## What the task requires
It is required that the lines from the top of the listing through the line with "import seaborn as sns" be reproduced exactly, excluding pictures.

## Material
*-*-*
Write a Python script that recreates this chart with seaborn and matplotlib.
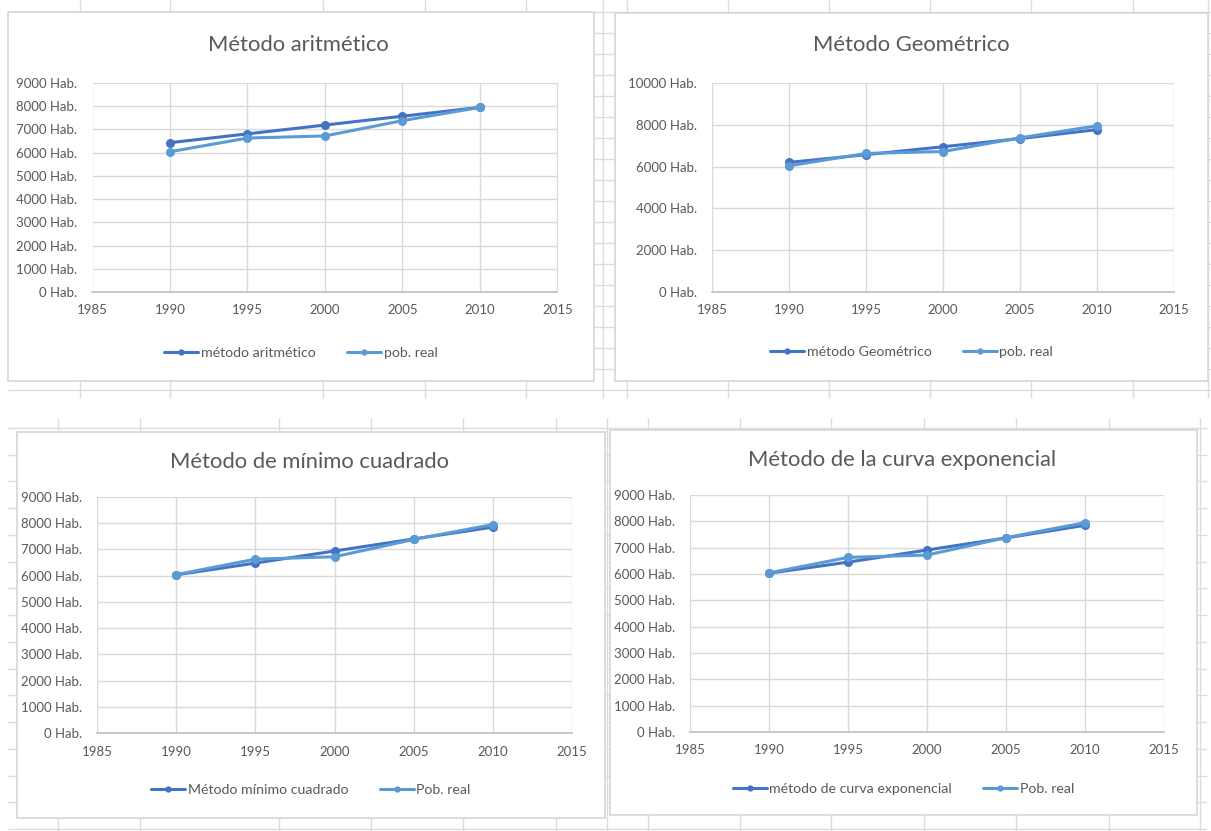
import numpy as np
import pandas as pd
import matplotlib
matplotlib.use("Agg")
import matplotlib.pyplot as plt
from matplotlib.patches import Rectangle
from matplotlib.ticker import FuncFormatter, MultipleLocator
import seaborn as sns

# ---- data -----------------------------------------------------------------
years = [1990, 1995, 2000, 2005, 2010]
pob_real = [6040, 6630, 6720, 7380, 7950]
metodo_aritmetico = [6430, 6810, 7190, 7570, 7950]
metodo_geometrico = [6200, 6570, 6950, 7340, 7770]
metodo_minimo_cuadrado = [6030, 6480, 6940, 7400, 7850]
metodo_curva_exponencial = [6030, 6450, 6910, 7370, 7850]

titles = ["Método aritmético", "Método Geométrico",
          "Método de mínimo cuadrado", "Método de la curva exponencial"]
method_labels = ["método aritmético", "método Geométrico",
                 "Método mínimo cuadrado", "método de curva exponencial"]
real_labels = ["pob. real", "pob. real", "Pob. real", "Pob. real"]
method_values = [metodo_aritmetico, metodo_geometrico,
                 metodo_minimo_cuadrado, metodo_curva_exponencial]
y_max = [9000, 10000, 9000, 9000]
y_step = [1000, 2000, 1000, 1000]

# ---- styling --------------------------------------------------------------
sns.set_theme(style="white")
plt.rcParams["font.family"] = ["Lato", "DejaVu Sans"]
TEXT = "#595959"
GRID = "#d9d9d9"
DARK = "#4472C4"
LIGHT = "#5B9BD5"

W, H = 1211, 831
fig = plt.figure(figsize=(W / 100, H / 100), dpi=100)

# background sheet drawn in pixel coordinates
bg = fig.add_axes([0, 0, 1, 1], zorder=0)
bg.set_xlim(0, W)
bg.set_ylim(H, 0)
bg.axis("off")

cell = "#dcdcdc"
# upper block of cells
for y in np.arange(12, 391, 21):
    bg.hlines(y, 8, W, color=cell, lw=1, zorder=1)
for x in [80, 170, 323, 425, 526, 603, 627, 728, 829, 930, 1031, 1133, 1208]:
    bg.vlines(x, 0, 398, color=cell, lw=1, zorder=1)
# lower block of cells
for y in np.linspace(428, 829, 16):
    bg.hlines(y, 8, 1207, color=cell, lw=1, zorder=1)
for x in [58, 140, 279, 371, 463, 556, 607, 648, 740, 831, 924, 1016, 1109, 1200]:
    bg.vlines(x, 418, H, color=cell, lw=1, zorder=1)

# chart frames (x0, y0, x1, y1) and plot areas (x0, y0, x1, y1) in pixels
frames = [(8, 12, 594, 381), (615, 13, 1208, 381),
          (17, 432, 605, 818), (610, 430, 1197, 815)]
plots = [(92.5, 83, 557.5, 292), (712, 83, 1174, 292),
         (97, 497, 572, 733), (690, 495, 1164, 732)]
title_pos = [(298, 45), (911, 45), (310, 462), (902, 460)]
legend_y = [353, 352, 790, 789]

for (x0, y0, x1, y1) in frames:
    bg.add_patch(Rectangle((x0, y0), x1 - x0, y1 - y0, facecolor="white",
                           edgecolor="#d6d6d6", lw=1.2, zorder=5))

fmt = FuncFormatter(lambda v, p: f"{int(v)} Hab.")

for i in range(4):
    x0, y0, x1, y1 = plots[i]
    ax = fig.add_axes([x0 / W, 1 - y1 / H, (x1 - x0) / W, (y1 - y0) / H], zorder=1)
    ax.set_facecolor("none")

    df = pd.DataFrame({
        "year": years * 2,
        "value": method_values[i] + pob_real,
        "serie": [method_labels[i]] * len(years) + [real_labels[i]] * len(years),
    })
    order = [method_labels[i], real_labels[i]]
    sns.lineplot(data=df, x="year", y="value", hue="serie", hue_order=order,
                 palette=[DARK, LIGHT], marker="o", markersize=6.5,
                 markeredgewidth=0, linewidth=2.2, ax=ax)

    ax.set_xlim(1985, 2015)
    ax.set_ylim(0, y_max[i])
    ax.xaxis.set_major_locator(MultipleLocator(5))
    ax.yaxis.set_major_locator(MultipleLocator(y_step[i]))
    ax.yaxis.set_major_formatter(fmt)
    ax.grid(True, color=GRID, lw=1)
    ax.set_axisbelow(True)
    for s in ["top", "right", "left"]:
        ax.spines[s].set_visible(False)
    ax.spines["bottom"].set_color("#bfbfbf")
    ax.spines["bottom"].set_linewidth(1.2)
    ax.tick_params(axis="both", length=0, labelsize=9.5, colors=TEXT)
    ax.tick_params(axis="y", pad=11)
    ax.tick_params(axis="x", pad=9)
    ax.set_xlabel("")
    ax.set_ylabel("")

    handles, labels = ax.get_legend_handles_labels()
    ax.get_legend().remove()
    fx0, fy0, fx1, fy1 = frames[i]
    fig.legend(handles, labels, loc="center", ncol=2, frameon=False,
               bbox_to_anchor=((fx0 + fx1) / 2 / W, 1 - legend_y[i] / H),
               fontsize=10.2, labelcolor=TEXT, handlelength=2.4,
               handletextpad=0.2, columnspacing=2.2, markerscale=0.7)

    tx, ty = title_pos[i]
    bg.text(tx, ty, titles[i], ha="center", va="center", fontsize=15.8,
            color=TEXT, zorder=6)

fig.savefig("out.png", dpi=100)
*-*-*
## The result
Write a Python script that recreates this chart with seaborn and matplotlib.
import numpy as np
import pandas as pd
import matplotlib
matplotlib.use("Agg")
import matplotlib.pyplot as plt
from matplotlib.patches import Rectangle
from matplotlib.ticker import FuncFormatter, MultipleLocator
import seaborn as sns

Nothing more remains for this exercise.